[Your instructions]
Omit all pictures, then retype the data exactly as given.

[Source data]

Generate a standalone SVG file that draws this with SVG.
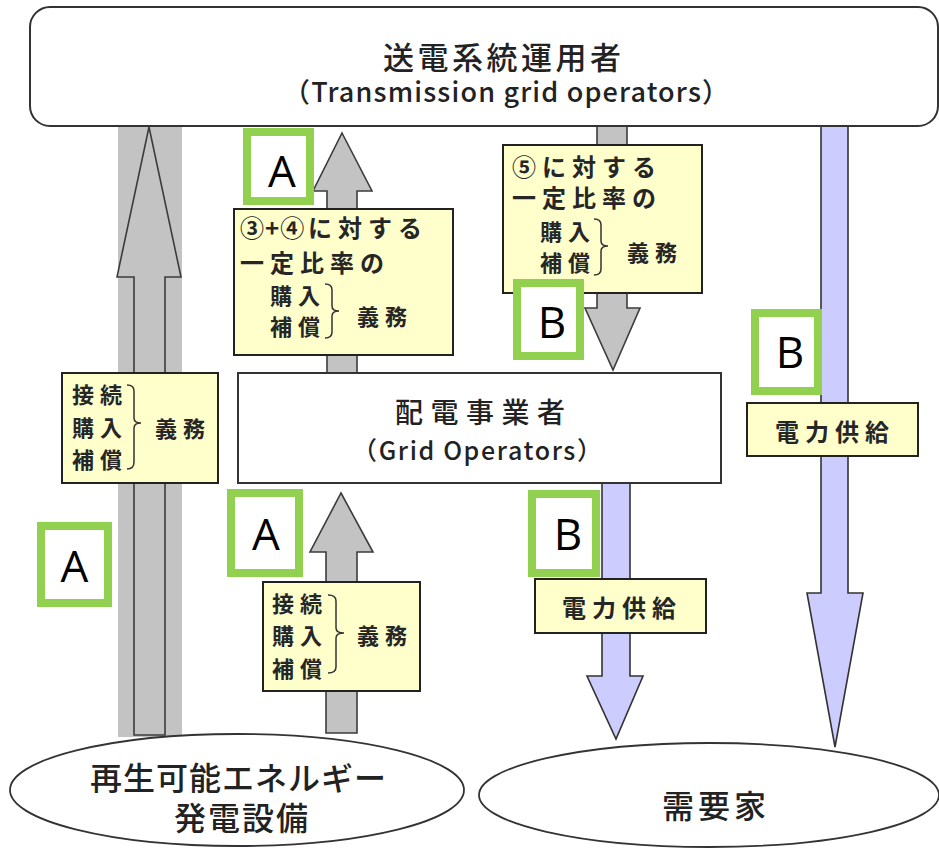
<svg xmlns="http://www.w3.org/2000/svg" width="939" height="848" viewBox="0 0 939 848">
<style>
.node{fill:#fff;stroke:#333;stroke-width:2}
.ell{fill:#fff;stroke:#333;stroke-width:1.8}
.gray{fill:#c3c3c3;stroke:#3c3c3c;stroke-width:1.6}
.blue{fill:#ccccff;stroke:#333;stroke-width:1.6}
.ybox{fill:#ffffcc;stroke:#222;stroke-width:2}
.gbox{fill:#fff;stroke:#92d050;stroke-width:8}
.gl{font-family:"Open Sans","Liberation Sans",sans-serif;font-size:44px;fill:#000;text-anchor:middle}
.h{font-family:"Noto Sans CJK JP","Noto Sans",sans-serif;font-weight:500;fill:#222}
.b{font-family:"Noto Sans CJK JP",sans-serif;font-weight:bold;fill:#262626;font-size:24px;letter-spacing:6px}
.s{font-size:22px;letter-spacing:6px}
.br{fill:none;stroke:#333;stroke-width:1.5}
</style>
<rect width="939" height="848" fill="#fff"/>
<g id="connectors">
  <rect x="118" y="126" width="64" height="611" fill="#c3c3c3"/>
  <polygon class="gray" points="149,127 181,277 165,277 165,735 134,735 134,277 117,277"/>
  <polygon class="gray" points="342,133 372,191 357,191 357,373 327,373 327,191 313,191"/>
  <polygon class="gray" points="597,126 627,126 627,308 640,308 613,370 585,308 597,308"/>
  <polygon class="blue" points="821,126 848,126 848,593 863,593 835,747 807,593 821,593"/>
  <polygon class="blue" points="602,483 630,483 630,676 643,676 616,739 587,676 602,676"/>
  <polygon class="gray" points="341,493 373,552 357,552 357,733 326,733 326,552 310,552"/>
</g>
<g id="tso">
  <rect class="node" x="30" y="7" width="908" height="119" rx="20"/>
  <text class="h" x="383" y="69" font-size="31" textLength="238" lengthAdjust="spacing">送電系統運用者</text>
  <text class="h" x="283" y="102" font-size="27" textLength="446" lengthAdjust="spacing">（Transmission grid operators）</text>
</g>
<g id="grid">
  <rect class="node" x="238" y="373" width="483" height="110"/>
  <text class="h" x="395" y="423" font-size="28" textLength="170" lengthAdjust="spacing">配電事業者</text>
  <text class="h" x="352" y="460" font-size="25" textLength="250" lengthAdjust="spacing">（Grid Operators）</text>
</g>
<g id="generator">
  <ellipse class="ell" cx="237" cy="790" rx="227" ry="56"/>
  <text class="h" x="90" y="790" font-size="32" textLength="296" lengthAdjust="spacing">再生可能エネルギー</text>
  <text class="h" x="174" y="830" font-size="32" textLength="134" lengthAdjust="spacing">発電設備</text>
</g>
<g id="consumer">
  <ellipse class="ell" cx="709" cy="795" rx="230" ry="52"/>
  <text class="h" x="662" y="818" font-size="32" textLength="104" lengthAdjust="spacing">需要家</text>
</g>
<g id="label-left">
  <rect class="ybox" x="62" y="373" width="156" height="110"/>
  <text class="b s" x="72" y="403">接続</text>
  <text class="b s" x="72" y="436">購入</text>
  <text class="b s" x="72" y="468">補償</text>
  <path class="br" d="M127,385 Q134,385 134,391 L134,418 Q134,423 141,423 Q134,423 134,428 L134,462 Q134,469 127,469"/>
  <text class="b s" x="155" y="437">義務</text>
</g>
<g id="label-34">
  <rect class="ybox" x="234" y="209" width="219" height="146"/>
  <text class="b" x="240" y="237"><tspan letter-spacing="1">③+④</tspan><tspan x="308">に対する</tspan></text>
  <text class="b" x="240" y="272">一定比率の</text>
  <text class="b s" x="270" y="304">購入</text>
  <text class="b s" x="270" y="335">補償</text>
  <path class="br" d="M325,284 Q332,284 332,290 L332,306 Q332,311 339,311 Q332,311 332,316 L332,332 Q332,338 325,338"/>
  <text class="b s" x="357" y="325">義務</text>
</g>
<g id="label-5">
  <rect class="ybox" x="503" y="145" width="199" height="148"/>
  <text class="b" x="512" y="176">⑤に対する</text>
  <text class="b" x="512" y="207">一定比率の</text>
  <text class="b s" x="540" y="240">購入</text>
  <text class="b s" x="540" y="271">補償</text>
  <path class="br" d="M594,219 Q601,219 601,225 L601,241 Q601,246 608,246 Q601,246 601,251 L601,269 Q601,275 594,275"/>
  <text class="b s" x="627" y="261">義務</text>
</g>
<g id="label-bottom">
  <rect class="ybox" x="263" y="582" width="157" height="109"/>
  <text class="b s" x="272" y="612">接続</text>
  <text class="b s" x="272" y="644">購入</text>
  <text class="b s" x="272" y="677">補償</text>
  <path class="br" d="M328,595 Q336,595 336,601 L336,628 Q336,633 344,633 Q336,633 336,638 L336,667 Q336,673 328,673"/>
  <text class="b s" x="357" y="644">義務</text>
</g>
<g id="supply-mid">
  <rect class="ybox" x="535" y="579" width="171" height="54"/>
  <text class="b" x="562" y="617" font-size="23">電力供給</text>
</g>
<g id="supply-right">
  <rect class="ybox" x="747" y="403" width="171" height="53"/>
  <text class="b" x="775" y="441" font-size="23">電力供給</text>
</g>
<g id="tag-a1"><rect class="gbox" x="41" y="526" width="67" height="77"/><text class="gl" x="74.5" y="582">A</text></g>
<g id="tag-a2"><rect class="gbox" x="247" y="132" width="63" height="69"/><text class="gl" x="282" y="187">A</text></g>
<g id="tag-a3"><rect class="gbox" x="231" y="493" width="68" height="80"/><text class="gl" x="266" y="550">A</text></g>
<g id="tag-b1"><rect class="gbox" x="517" y="283" width="63" height="73"/><text class="gl" x="552" y="338">B</text></g>
<g id="tag-b2"><rect class="gbox" x="755" y="313" width="63" height="78"/><text class="gl" x="790" y="368">B</text></g>
<g id="tag-b3"><rect class="gbox" x="532" y="494" width="64" height="79"/><text class="gl" x="568" y="550">B</text></g>
</svg>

[Result for this exercise]
Generate a standalone SVG file that draws this with SVG.
<svg xmlns="http://www.w3.org/2000/svg" width="939" height="848" viewBox="0 0 939 848">
<style>
.node{fill:#fff;stroke:#333;stroke-width:2}
.ell{fill:#fff;stroke:#333;stroke-width:1.8}
.gray{fill:#c3c3c3;stroke:#3c3c3c;stroke-width:1.6}
.blue{fill:#ccccff;stroke:#333;stroke-width:1.6}
.ybox{fill:#ffffcc;stroke:#222;stroke-width:2}
.gbox{fill:#fff;stroke:#92d050;stroke-width:8}
.gl{font-family:"Open Sans","Liberation Sans",sans-serif;font-size:44px;fill:#000;text-anchor:middle}
.h{font-family:"Noto Sans CJK JP","Noto Sans",sans-serif;font-weight:500;fill:#222}
.b{font-family:"Noto Sans CJK JP",sans-serif;font-weight:bold;fill:#262626;font-size:24px;letter-spacing:6px}
.s{font-size:22px;letter-spacing:6px}
.br{fill:none;stroke:#333;stroke-width:1.5}
</style>
<rect width="939" height="848" fill="#fff"/>
<g id="connectors">
  <rect x="118" y="126" width="64" height="611" fill="#c3c3c3"/>
  <polygon class="gray" points="149,127 181,277 165,277 165,735 134,735 134,277 117,277"/>
  <polygon class="gray" points="342,133 372,191 357,191 357,373 327,373 327,191 313,191"/>
  <polygon class="gray" points="597,126 627,126 627,308 640,308 613,370 585,308 597,308"/>
  <polygon class="blue" points="821,126 848,126 848,593 863,593 835,747 807,593 821,593"/>
  <polygon class="blue" points="602,483 630,483 630,676 643,676 616,739 587,676 602,676"/>
  <polygon class="gray" points="341,493 373,552 357,552 357,733 326,733 326,552 310,552"/>
</g>
<g id="tso">
  <rect class="node" x="30" y="7" width="908" height="119" rx="20"/>
  <text class="h" x="383" y="69" font-size="31" textLength="238" lengthAdjust="spacing">送電系統運用者</text>
  <text class="h" x="283" y="102" font-size="27" textLength="446" lengthAdjust="spacing">（Transmission grid operators）</text>
</g>
<g id="grid">
  <rect class="node" x="238" y="373" width="483" height="110"/>
  <text class="h" x="395" y="423" font-size="28" textLength="170" lengthAdjust="spacing">配電事業者</text>
  <text class="h" x="352" y="460" font-size="25" textLength="250" lengthAdjust="spacing">（Grid Operators）</text>
</g>
<g id="generator">
  <ellipse class="ell" cx="237" cy="790" rx="227" ry="56"/>
  <text class="h" x="90" y="790" font-size="32" textLength="296" lengthAdjust="spacing">再生可能エネルギー</text>
  <text class="h" x="174" y="830" font-size="32" textLength="134" lengthAdjust="spacing">発電設備</text>
</g>
<g id="consumer">
  <ellipse class="ell" cx="709" cy="795" rx="230" ry="52"/>
  <text class="h" x="662" y="818" font-size="32" textLength="104" lengthAdjust="spacing">需要家</text>
</g>
<g id="label-left">
  <rect class="ybox" x="62" y="373" width="156" height="110"/>
  <text class="b s" x="72" y="403">接続</text>
  <text class="b s" x="72" y="436">購入</text>
  <text class="b s" x="72" y="468">補償</text>
  <path class="br" d="M127,385 Q134,385 134,391 L134,418 Q134,423 141,423 Q134,423 134,428 L134,462 Q134,469 127,469"/>
  <text class="b s" x="155" y="437">義務</text>
</g>
<g id="label-34">
  <rect class="ybox" x="234" y="209" width="219" height="146"/>
  <text class="b" x="240" y="237"><tspan letter-spacing="1">③+④</tspan><tspan x="308">に対する</tspan></text>
  <text class="b" x="240" y="272">一定比率の</text>
  <text class="b s" x="270" y="304">購入</text>
  <text class="b s" x="270" y="335">補償</text>
  <path class="br" d="M325,284 Q332,284 332,290 L332,306 Q332,311 339,311 Q332,311 332,316 L332,332 Q332,338 325,338"/>
  <text class="b s" x="357" y="325">義務</text>
</g>
<g id="label-5">
  <rect class="ybox" x="503" y="145" width="199" height="148"/>
  <text class="b" x="512" y="176">⑤に対する</text>
  <text class="b" x="512" y="207">一定比率の</text>
  <text class="b s" x="540" y="240">購入</text>
  <text class="b s" x="540" y="271">補償</text>
  <path class="br" d="M594,219 Q601,219 601,225 L601,241 Q601,246 608,246 Q601,246 601,251 L601,269 Q601,275 594,275"/>
  <text class="b s" x="627" y="261">義務</text>
</g>
<g id="label-bottom">
  <rect class="ybox" x="263" y="582" width="157" height="109"/>
  <text class="b s" x="272" y="612">接続</text>
  <text class="b s" x="272" y="644">購入</text>
  <text class="b s" x="272" y="677">補償</text>
  <path class="br" d="M328,595 Q336,595 336,601 L336,628 Q336,633 344,633 Q336,633 336,638 L336,667 Q336,673 328,673"/>
  <text class="b s" x="357" y="644">義務</text>
</g>
<g id="supply-mid">
  <rect class="ybox" x="535" y="579" width="171" height="54"/>
  <text class="b" x="562" y="617" font-size="23">電力供給</text>
</g>
<g id="supply-right">
  <rect class="ybox" x="747" y="403" width="171" height="53"/>
  <text class="b" x="775" y="441" font-size="23">電力供給</text>
</g>
<g id="tag-a1"><rect class="gbox" x="41" y="526" width="67" height="77"/><text class="gl" x="74.5" y="582">A</text></g>
<g id="tag-a2"><rect class="gbox" x="247" y="132" width="63" height="69"/><text class="gl" x="282" y="187">A</text></g>
<g id="tag-a3"><rect class="gbox" x="231" y="493" width="68" height="80"/><text class="gl" x="266" y="550">A</text></g>
<g id="tag-b1"><rect class="gbox" x="517" y="283" width="63" height="73"/><text class="gl" x="552" y="338">B</text></g>
<g id="tag-b2"><rect class="gbox" x="755" y="313" width="63" height="78"/><text class="gl" x="790" y="368">B</text></g>
<g id="tag-b3"><rect class="gbox" x="532" y="494" width="64" height="79"/><text class="gl" x="568" y="550">B</text></g>
</svg>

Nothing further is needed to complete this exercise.